As for the fourth category, the report notes that the Conference agreement "[a]dopts House provision with clarification that other forms of publicity are not prohibited; also clarification that picketing at primary site is not secondary boycott." 105 Cong. Rec. 18706, 18022, 2 Leg. Hist. 1454, 1712.
In addition to the summary presented by Senator Goldwater and Representative Griffin, Senator Kennedy, the Chairman of the Conference Committee, in presenting the Conference Report on the Senate floor, 105 Cong. Rec. 17898-17899, 2 Leg. Hist. 1431-1432, stated that under the amendments as reported by the Conference Committee, a "union can hand out handbills at the shop, can place advertisements in newspapers, can make announcements over the radio, and can carry on all publicity short of having ambulatory picketing in front of a secondary site." And he assured Senator Goldwater that union buy-American campaigns — that is, publicity requesting that consumers not buy foreign-made products, even though there is no ongoing labor dispute with the actual producer — would not be prohibited by the section.
Senator Kennedy included in his statement, however, the following:
"Under the Landrum-Griffin Bill it would have been impossible for a union to inform the customers of a secondary employer that that employer or store was selling goods which were made under racket conditions or sweatshop conditions, or in a plant where an economic strike was in progress. We were not able to persuade the House conferees to permit picketing in front of that secondary shop, but we were able to persuade them to agree that the union shall be free to conduct informational activity short of picketing." 105 Cong. Rec. 17898-17899, 2 Leg. Hist. 1432.
The Board relies on this part of the Senator's exposition as an authoritative interpretation of the words "threaten, coerce, or restrain" and argues that except as saved by the express language of the proviso, informational appeals to customers not to deal with secondary employers are unfair labor practices. The Senator's remarks about the meaning of § 8(b)(4)(ii) echoed his views, and that of others, expressed in opposing and defeating in the Senate any attempts to give more protection to secondary employers from consumer boycotts, whether carried out by picketing or nonpicketing means. See n. 8, supra, and accompanying text. And if the proviso added in conference were an exception rather than a clarification, it surely would not follow, as the Senator said, that under the Conference bill, unions would be free to "conduct informational activity short of picketing" and could handbill, advertise in newspapers, and carry out all publicity short of ambulatory picketing in front of a secondary site.

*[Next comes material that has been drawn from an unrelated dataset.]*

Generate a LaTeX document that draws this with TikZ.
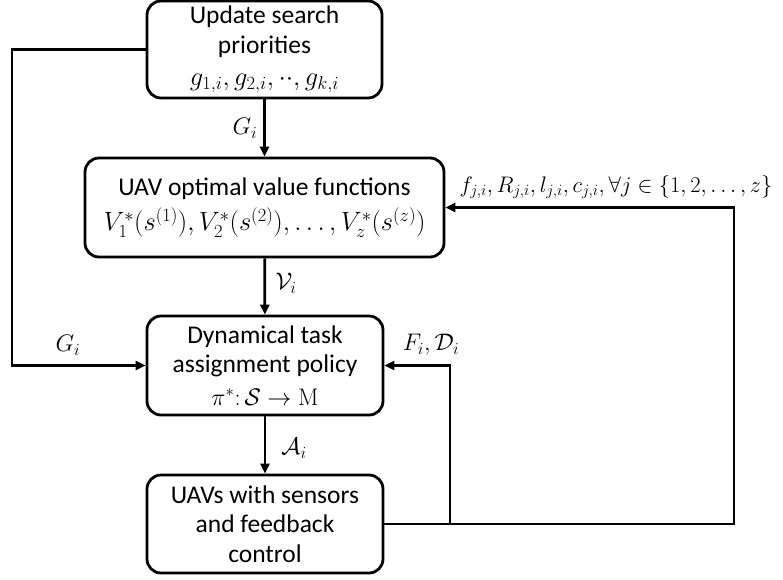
\RequirePackage{fix-cm}
\documentclass[tikz,border=0pt]{standalone}
\usepackage[no-math]{fontspec}
\setmainfont{Carlito}
\usetikzlibrary{arrows.meta}
\newcommand{\bm}[1]{{\fontsize{26.5}{30}\selectfont$#1$}}
\begin{document}
\begin{tikzpicture}[x=1pt,y=-1pt,
  box/.style={draw,line width=2.8pt,rounded corners=14pt,align=center,font=\fontsize{25.5}{29.5}\selectfont,inner sep=0pt},
  conn/.style={line width=2.8pt,-{Triangle[length=10pt,width=9pt]}},
  lbl/.style={font=\fontsize{24}{26}\selectfont,inner sep=1pt}]
\useasboundingbox (0,0) rectangle (783,579);
\node[box,minimum width=235pt,minimum height=97pt] (upd) at (264.5,49.5) {Update search\\priorities\\[3pt]\bm{g_{1,i},g_{2,i},\cdot\cdot,g_{k,i}}};
\node[box,minimum width=359pt,minimum height=99pt] (opt) at (264.5,207.5) {UAV optimal value functions\\[6pt]\bm{V_1^*\Big(s^{(1)}\Big),V_2^*\Big(s^{(2)}\Big),\ldots,V_z^*\Big(s^{(z)}\Big)}};
\node[box,minimum width=236pt,minimum height=99pt] (dyn) at (265,365.5) {Dynamical task\\assignment policy\\[3pt]{\fontsize{24}{28}\selectfont$\pi^*\colon\mathcal{S}\rightarrow\mathrm{M}$}};
\node[box,minimum width=236pt,minimum height=98pt] (uav) at (265,524) {UAVs with sensors\\and feedback\\control};
\coordinate (lc) at (12,0);
\coordinate (mc) at (450,0);
\coordinate (rc) at (734,0);
\draw[conn] (upd) -- (opt);
\draw[conn] (opt) -- (dyn);
\draw[conn] (dyn) -- (uav);
\draw[conn] (upd.west) -- (upd.west -| lc) -- (lc |- dyn.west) -- (dyn.west);
\draw[conn] (uav.east) -- (uav.east -| rc) -- (rc |- opt.east) -- (opt.east);
\draw[conn] (uav.east -| mc) -- (mc |- dyn.west) -- (dyn.east);
\node[lbl] (l1) at (245,128) {$G_i$};
\node[lbl] (l2) at (286,283) {$\mathcal{V}_i$};
\node[lbl] (l3) at (294,448) {$\mathcal{A}_i$};
\node[lbl] (l4) at (68,345) {$G_i$};
\node[lbl] (l5) at (431,345) {$F_i,\mathcal{D}_i$};
\node[lbl,font=\fontsize{22.5}{26}\selectfont] (l6) at (616,187) {$f_{j,i},R_{j,i},l_{j,i},c_{j,i},\forall j\in\{1,2,\ldots,z\}$};
\end{tikzpicture}
\end{document}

Nor would buy-American appeals be permissible, for they do not fall within the proviso's terms. At the very least, the Kennedy-Goldwater colloquy falls far short of revealing a clear intent that all nonpicketing appeals to customers urging a secondary boycott were unfair practices unless protected by the express words of the proviso. Nor does that exchange together with the other bits of legislative history relied on by the Board rise to that level.
In our view, interpreting § 8(b)(4) as not reaching the handbilling involved in this case is not foreclosed either by the language of the section or its legislative history. That construction makes unnecessary passing on the serious constitutional questions that would be raised by the Board's understanding of the statute. Accordingly, the judgment of the Court of Appeals is
Affirmed.
JUSTICE O'CONNOR and JUSTICE SCALIA concur in the judgment.
JUSTICE KENNEDY took no part in the consideration or decision of this case.